Berkery sees more potential for punch in this batting order, though Bulldog righthanders have been frustrated by unfriendly breezes these first six games. "We've got some guys with some power, they're going to come eventually. It's just a matter of getting hot."

The hottest Dog so far is DH LaNinfa with a .412 average, though just two RBI. Butts and Berkery now lead that column with nine each, and it was Butts' tough 0-2 swing with two outs that tied up the Austin Peay game. Luck was also involved in the comeback, as a routine fly ball by Rutledge fell safely for a double to set up Butts, who stole his way into scoring position and came on on a Governor throwing error with the game-winner.

Kateon is getting the job done at the plate, too, with a .400 average…same as first baseman Brad Jones.

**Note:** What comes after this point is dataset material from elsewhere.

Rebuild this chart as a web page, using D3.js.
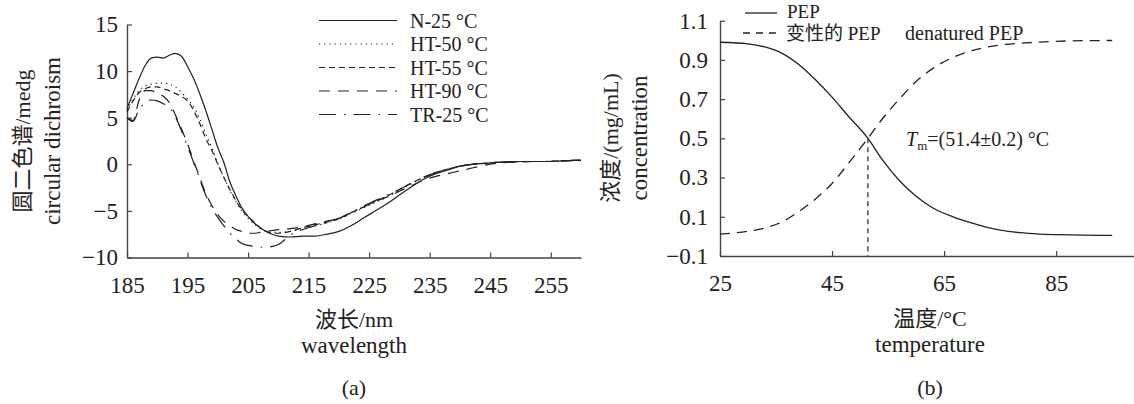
<!DOCTYPE html>
<html>
<head>
<meta charset="utf-8">
<script src="https://cdn.jsdelivr.net/npm/d3@7"></script>
<style>
  html, body { margin: 0; padding: 0; background: #fff; }
  svg text { font-family: "Liberation Serif", "Noto Sans CJK SC", serif; fill: #222; }
</style>
</head>
<body>
<svg id="chart" width="1134" height="404"></svg>
<script>
// ---------- Panel (a): CD spectra ----------
const wavelengths = [185,186,187,188,189,190,191,192,193,194,195,196,197,198,199,200,201,202,203,204,205,206,207,208,209,210,212,214,216,218,220,222,224,226,228,230,232,234,236,238,240,242,244,246,248,250,252,254,256,258,260];
const n25  = [6.0,7.6,9.2,10.6,11.4,11.5,11.4,11.7,11.9,11.6,10.5,9.2,7.6,5.8,3.8,1.8,0.2,-1.9,-3.4,-4.7,-5.6,-6.3,-6.8,-7.2,-7.5,-7.7,-7.8,-7.7,-7.7,-7.5,-7.2,-6.6,-5.8,-5.0,-4.2,-3.3,-2.4,-1.6,-1.0,-0.6,-0.2,0.0,0.1,0.2,0.25,0.3,0.3,0.3,0.35,0.4,0.45];
const ht50 = [5.8,7.0,7.9,8.4,8.6,8.7,8.7,8.6,8.3,7.7,7.0,6.2,4.9,3.3,1.8,0.1,-1.4,-2.8,-4.0,-5.0,-5.8,-6.4,-6.9,-7.2,-7.3,-7.3,-7.2,-6.9,-6.6,-6.3,-5.9,-5.3,-4.7,-4.1,-3.5,-2.8,-2.1,-1.4,-0.9,-0.5,-0.2,0.0,0.1,0.2,0.25,0.3,0.3,0.3,0.35,0.4,0.45];
const ht55 = [5.6,6.8,7.7,8.1,8.3,8.3,8.1,7.9,7.6,7.3,6.8,5.8,4.4,2.8,1.5,0.0,-1.4,-2.7,-3.9,-4.9,-5.6,-6.2,-6.8,-7.2,-7.4,-7.4,-7.2,-6.8,-6.5,-6.2,-5.8,-5.2,-4.6,-4.0,-3.4,-2.7,-2.0,-1.4,-0.9,-0.5,-0.2,0.0,0.1,0.2,0.25,0.3,0.3,0.3,0.35,0.4,0.45];
const ht90 = [5.0,4.7,6.9,7.9,7.9,7.6,7.3,6.6,5.3,3.8,2.2,0.4,-1.4,-3.1,-4.4,-5.4,-6.1,-6.6,-7.0,-7.2,-7.4,-7.4,-7.3,-7.2,-7.1,-7.0,-6.9,-6.7,-6.4,-6.1,-5.8,-5.2,-4.6,-4.0,-3.5,-2.9,-2.3,-1.7,-1.3,-1.0,-0.7,-0.4,-0.1,0.1,0.2,0.25,0.3,0.3,0.35,0.4,0.4];
const tr25 = [5.0,4.6,5.9,6.6,6.9,6.8,6.5,6.1,5.1,3.6,1.9,0.2,-1.6,-3.3,-4.7,-5.7,-6.6,-7.4,-8.0,-8.5,-8.7,-8.8,-8.9,-8.9,-8.8,-8.6,-7.6,-7.0,-6.6,-6.2,-5.8,-5.2,-4.5,-3.9,-3.3,-2.7,-2.0,-1.4,-0.9,-0.5,-0.2,0.0,0.1,0.2,0.25,0.3,0.3,0.3,0.35,0.4,0.45];
const seriesNamesA = ["N-25 °C","HT-50 °C","HT-55 °C","HT-90 °C","TR-25 °C"];
const xTicksA = [185,195,205,215,225,235,245,255];
const yTicksA = [-10,-5,0,5,10,15];

// ---------- Panel (b): thermal denaturation ----------
const temps     = [25,30,33,36,39,42,45,48,51.4,54,57,60,63,66.6,70,72.5,75,78.5,82,85,90,95];
const pep       = [0.99,0.982,0.966,0.935,0.878,0.80,0.71,0.61,0.50,0.39,0.285,0.205,0.145,0.10,0.068,0.047,0.032,0.019,0.012,0.009,0.006,0.005];
const denatured = [0.012,0.026,0.043,0.073,0.125,0.19,0.27,0.375,0.50,0.60,0.70,0.79,0.857,0.913,0.947,0.965,0.976,0.985,0.991,0.995,0.998,0.999];
const tmValue = 51.4;
const tmLabel = "=(51.4±0.2) °C";
const xTicksB = [25,45,65,85];
const yTicksB = [-0.1,0.1,0.3,0.5,0.7,0.9,1.1];

const svg = d3.select("#chart");
const ink = "#222";
const axisColor = "#444";
const serif = "'Liberation Serif', 'Noto Sans CJK SC', serif";

function styleAxis(g) {
  g.attr("font-family", null);
  g.select(".domain").attr("stroke", axisColor).attr("stroke-width", 1.4);
  g.selectAll(".tick line").attr("stroke", axisColor).attr("stroke-width", 1.2);
  g.selectAll(".tick text").attr("fill", ink)
    .style("font-family", serif).style("font-size", "23px");
}

// ===== Panel (a) =====
const xA = d3.scaleLinear().domain([185, 260]).range([127, 581]);
const yA = d3.scaleLinear().domain([-10, 15]).range([257.5, 24.5]);

svg.append("g").attr("transform", `translate(0,${yA(-10)})`)
  .call(d3.axisBottom(xA).tickValues(xTicksA).tickSize(-5).tickSizeOuter(0).tickPadding(19).tickFormat(d3.format("d")))
  .call(styleAxis);
svg.append("g").attr("transform", `translate(${xA(185)},0)`)
  .call(d3.axisLeft(yA).tickValues(yTicksA).tickSize(-5).tickSizeOuter(0).tickPadding(9)
    .tickFormat(d => d < 0 ? "\u2212" + Math.abs(d) : String(d)))
  .call(styleAxis);

const seriesA = [n25, ht50, ht55, ht90, tr25];
const dashA = [null, "1.2,4", "6,4", "11,8", "17,8,1.5,8"];
const lineA = d3.line().x((d, i) => xA(wavelengths[i])).y(d => yA(d)).curve(d3.curveMonotoneX);

seriesA.forEach((s, k) => {
  svg.append("path").datum(s)
    .attr("d", lineA)
    .attr("fill", "none")
    .attr("stroke", ink)
    .attr("stroke-width", 1.2)
    .attr("stroke-dasharray", dashA[k]);
});

// legend (a)
const legA = svg.append("g");
seriesNamesA.forEach((name, k) => {
  const y = 20.5 + k * 23.5;
  legA.append("line").attr("x1", 319).attr("x2", 397).attr("y1", y).attr("y2", y)
    .attr("stroke", ink).attr("stroke-width", 1.2).attr("stroke-dasharray", dashA[k]);
  legA.append("text").attr("x", 410).attr("y", y + 7).style("font-size", "20px").text(name);
});

// axis titles (a)
svg.append("text").attr("transform", "translate(30,141) rotate(-90)")
  .attr("text-anchor", "middle").style("font-size", "22px").text("圆二色谱/medg");
svg.append("text").attr("transform", "translate(60,141) rotate(-90)")
  .attr("text-anchor", "middle").style("font-size", "23px").text("circular dichroism");
svg.append("text").attr("x", 354).attr("y", 327).attr("text-anchor", "middle").style("font-size", "22px").text("波长/nm");
svg.append("text").attr("x", 354).attr("y", 353).attr("text-anchor", "middle").style("font-size", "23px").text("wavelength");
svg.append("text").attr("x", 354).attr("y", 395).attr("text-anchor", "middle").style("font-size", "22px").text("(a)");

// ===== Panel (b) =====
const xB = d3.scaleLinear().domain([25, 99]).range([720, 1134.6]);
const yB = d3.scaleLinear().domain([-0.1, 1.1]).range([256, 20.7]);

svg.append("g").attr("transform", `translate(0,${yB(-0.1)})`)
  .call(d3.axisBottom(xB).tickValues(xTicksB).tickSize(-5).tickSizeOuter(0).tickPadding(19).tickFormat(d3.format("d")))
  .call(styleAxis);
svg.append("g").attr("transform", `translate(${xB(25)},0)`)
  .call(d3.axisLeft(yB).tickValues(yTicksB).tickSize(-5).tickSizeOuter(0).tickPadding(12)
    .tickFormat(d => d < 0 ? "\u2212" + Math.abs(d).toFixed(1) : d.toFixed(1)))
  .call(styleAxis);

const lineB = d3.line().x((d, i) => xB(temps[i])).y(d => yB(d)).curve(d3.curveMonotoneX);
svg.append("path").datum(pep).attr("d", lineB).attr("fill", "none")
  .attr("stroke", ink).attr("stroke-width", 1.3);
svg.append("path").datum(denatured).attr("d", lineB).attr("fill", "none")
  .attr("stroke", ink).attr("stroke-width", 1.3).attr("stroke-dasharray", "10,7");

// Tm marker
svg.append("line").attr("x1", xB(tmValue)).attr("x2", xB(tmValue))
  .attr("y1", yB(0.5)).attr("y2", yB(-0.1))
  .attr("stroke", "#333").attr("stroke-width", 1.3).attr("stroke-dasharray", "5,4");
const tm = svg.append("text").attr("x", 906).attr("y", 146).style("font-size", "20px");
tm.append("tspan").attr("font-style", "italic").text("T");
tm.append("tspan").style("font-size", "13px").attr("dy", 4).text("m");
tm.append("tspan").attr("dy", -4).text(tmLabel);

// legend (b)
svg.append("line").attr("x1", 745).attr("x2", 777).attr("y1", 13).attr("y2", 13)
  .attr("stroke", ink).attr("stroke-width", 1.3);
svg.append("text").attr("x", 787).attr("y", 18).style("font-size", "19px").text("PEP");
svg.append("line").attr("x1", 743).attr("x2", 779).attr("y1", 33).attr("y2", 33)
  .attr("stroke", ink).attr("stroke-width", 1.3).attr("stroke-dasharray", "7,6");
svg.append("text").attr("x", 786).attr("y", 39.5).style("font-size", "19px").text("变性的 PEP");
svg.append("text").attr("x", 905).attr("y", 39.5).style("font-size", "20px").text("denatured PEP");

// axis titles (b)
svg.append("text").attr("transform", "translate(618,138) rotate(-90)")
  .attr("text-anchor", "middle").style("font-size", "22px").text("浓度/(mg/mL)");
svg.append("text").attr("transform", "translate(647,138) rotate(-90)")
  .attr("text-anchor", "middle").style("font-size", "23px").text("concentration");
svg.append("text").attr("x", 930).attr("y", 326).attr("text-anchor", "middle").style("font-size", "22px").text("温度/°C");
svg.append("text").attr("x", 930).attr("y", 352).attr("text-anchor", "middle").style("font-size", "23px").text("temperature");
svg.append("text").attr("x", 930).attr("y", 395).attr("text-anchor", "middle").style("font-size", "22px").text("(b)");
</script>
</body>
</html>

Only Berkery and Rutledge are swinging below .300 after six games, though Polk is still hesitant about awarding this offense a good grade so far. "I still have to wait and see."

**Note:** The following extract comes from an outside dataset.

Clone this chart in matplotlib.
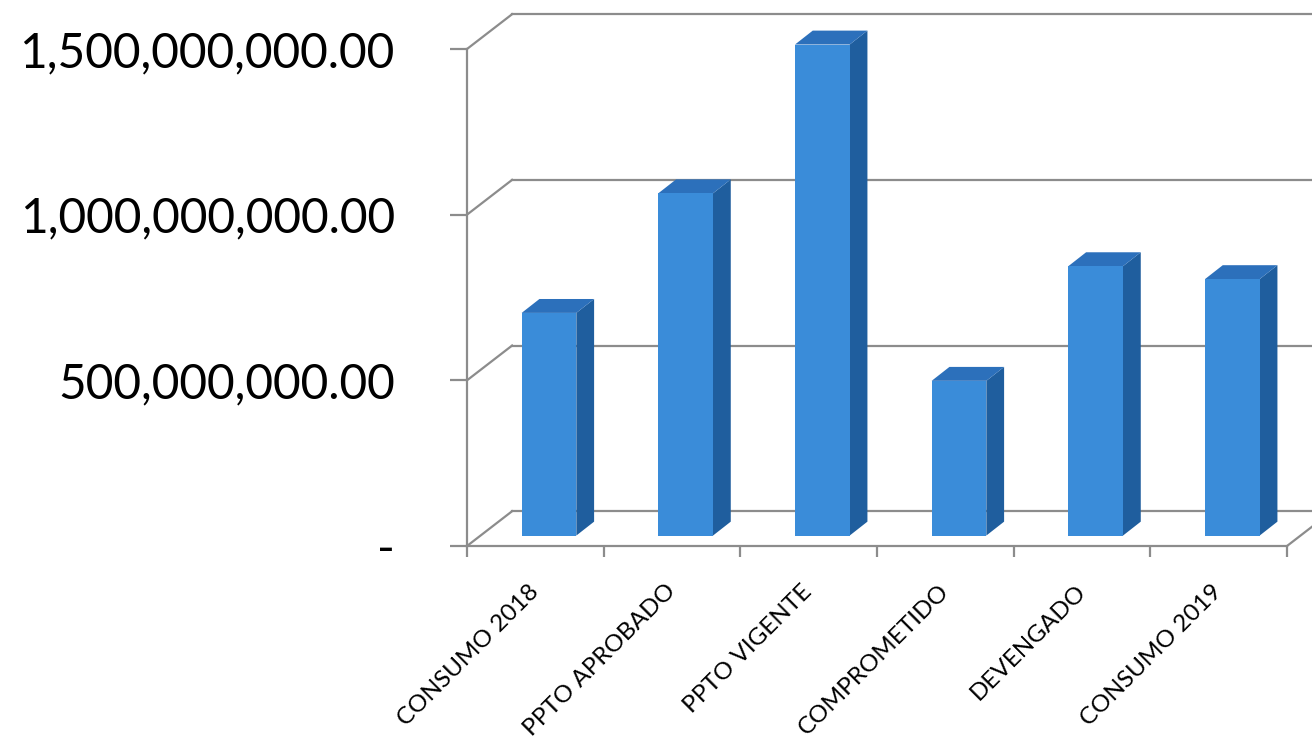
import numpy as np
import matplotlib
matplotlib.use("Agg")
import matplotlib.pyplot as plt
import matplotlib.transforms as mtransforms
from matplotlib.patches import Polygon

# --- DATA ---
categories = ["CONSUMO 2018", "PPTO APROBADO", "PPTO VIGENTE",
              "COMPROMETIDO", "DEVENGADO", "CONSUMO 2019"]
values = [672e6, 1033e6, 1482e6, 467e6, 813e6, 774e6]
y_ticks = [0, 500e6, 1000e6, 1500e6]
y_tick_labels = ["-", "500,000,000.00", "1,000,000,000.00", "1,500,000,000.00"]

# --- STYLE ---
plt.rcParams["font.family"] = ["Lato", "DejaVu Sans"]
grid_col = "#8c8c8c"
front_col = "#3a8cd9"
side_col = "#1f5e9e"
top_col = "#2c70bb"

# oblique "3D" depth (in data units)
floor_dx, floor_dy = 0.33, 105e6
bar_dx, bar_dy = 0.13, 42e6
bar_w = 0.40
off_x = (floor_dx - bar_dx) / 2
off_y = (floor_dy - bar_dy) / 2

fig = plt.figure(figsize=(13.12, 7.48), dpi=100)
ax = fig.add_axes([467 / 1312, (748 - 546) / 748, 820 / 1312, 497 / 748])
ax.set_xlim(0, len(categories))
ax.set_ylim(0, 1500e6)
n = len(categories)

# walls: back gridlines + side-wall diagonals
for v in y_ticks:
    ax.plot([0, floor_dx], [v, v + floor_dy], color=grid_col, lw=1.6,
            clip_on=False, zorder=1)
    ax.plot([floor_dx, n + 1], [v + floor_dy, v + floor_dy],
            color=grid_col, lw=1.6, clip_on=False, zorder=1)
# right floor edge
ax.plot([n, n + floor_dx], [0, floor_dy], color=grid_col, lw=1.6,
        clip_on=False, zorder=1)

# bars: front face + side + top
x_left = np.arange(n) + 0.5 - bar_w / 2 + off_x
ax.bar(x_left, values, width=bar_w, bottom=off_y, align="edge",
       color=front_col, zorder=5, clip_on=False)
for xl, v in zip(x_left, values):
    xr = xl + bar_w
    yt = off_y + v
    side = Polygon([(xr, off_y), (xr + bar_dx, off_y + bar_dy),
                    (xr + bar_dx, yt + bar_dy), (xr, yt)],
                   closed=True, facecolor=side_col, edgecolor="none",
                   zorder=4, clip_on=False)
    top = Polygon([(xl, yt), (xl + bar_dx, yt + bar_dy),
                   (xr + bar_dx, yt + bar_dy), (xr, yt)],
                  closed=True, facecolor=top_col, edgecolor="none",
                  zorder=4, clip_on=False)
    ax.add_patch(side)
    ax.add_patch(top)

# axes / ticks
for s in ["top", "right"]:
    ax.spines[s].set_visible(False)
for s in ["left", "bottom"]:
    ax.spines[s].set_color(grid_col)
    ax.spines[s].set_linewidth(1.6)
    ax.spines[s].set_zorder(2)

ax.set_yticks(y_ticks, y_tick_labels)
ax.tick_params(axis="y", length=12, width=1.6, color=grid_col, pad=40,
               labelsize=34.5, labelcolor="black")

ax.set_xticks(np.arange(n + 1))
ax.set_xticklabels([])
ax.tick_params(axis="x", which="major", length=8, width=1.6, color=grid_col)

# category labels, rotated, right end under the bar
lab_tr = mtransforms.offset_copy(ax.transData, fig=fig, x=0, y=-42, units="dots")
for i, cat in enumerate(categories):
    ax.text(i + 0.5, 0, cat, transform=lab_tr, rotation=45,
            rotation_mode="anchor", ha="right", va="center",
            fontsize=17.5, clip_on=False)

ax.set_facecolor("none")
fig.savefig("out.png", dpi=100, facecolor="white")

"We've got some talent," Berkery said, "we just have to get some experience under our belts. If we all get hot we're going to put some numbers up, that's exciting."

The intensity increases this weekend. The Bulldogs do have another pair of home games in the midweek, with an improved Tech team and Jackson State. Polk said Dunn will get the ball against Tech, which has a win over Arkansas this year; while John Lalor will see his first action of '05 with a start against the Tigers.

Then State takes off on the first road trip of the season, and what a journey it will be as the Bulldogs battle Arizona in a three-game series in Tucson. "I think they're ranked tenth," Josh Johnson said, "and that's going to be the first real test of how good we're going to be this year."

Polk agrees this will be a big test. "Arizona returns a lot of players from last year. It's going to be a tough road trip, but that's good. We need to be tested."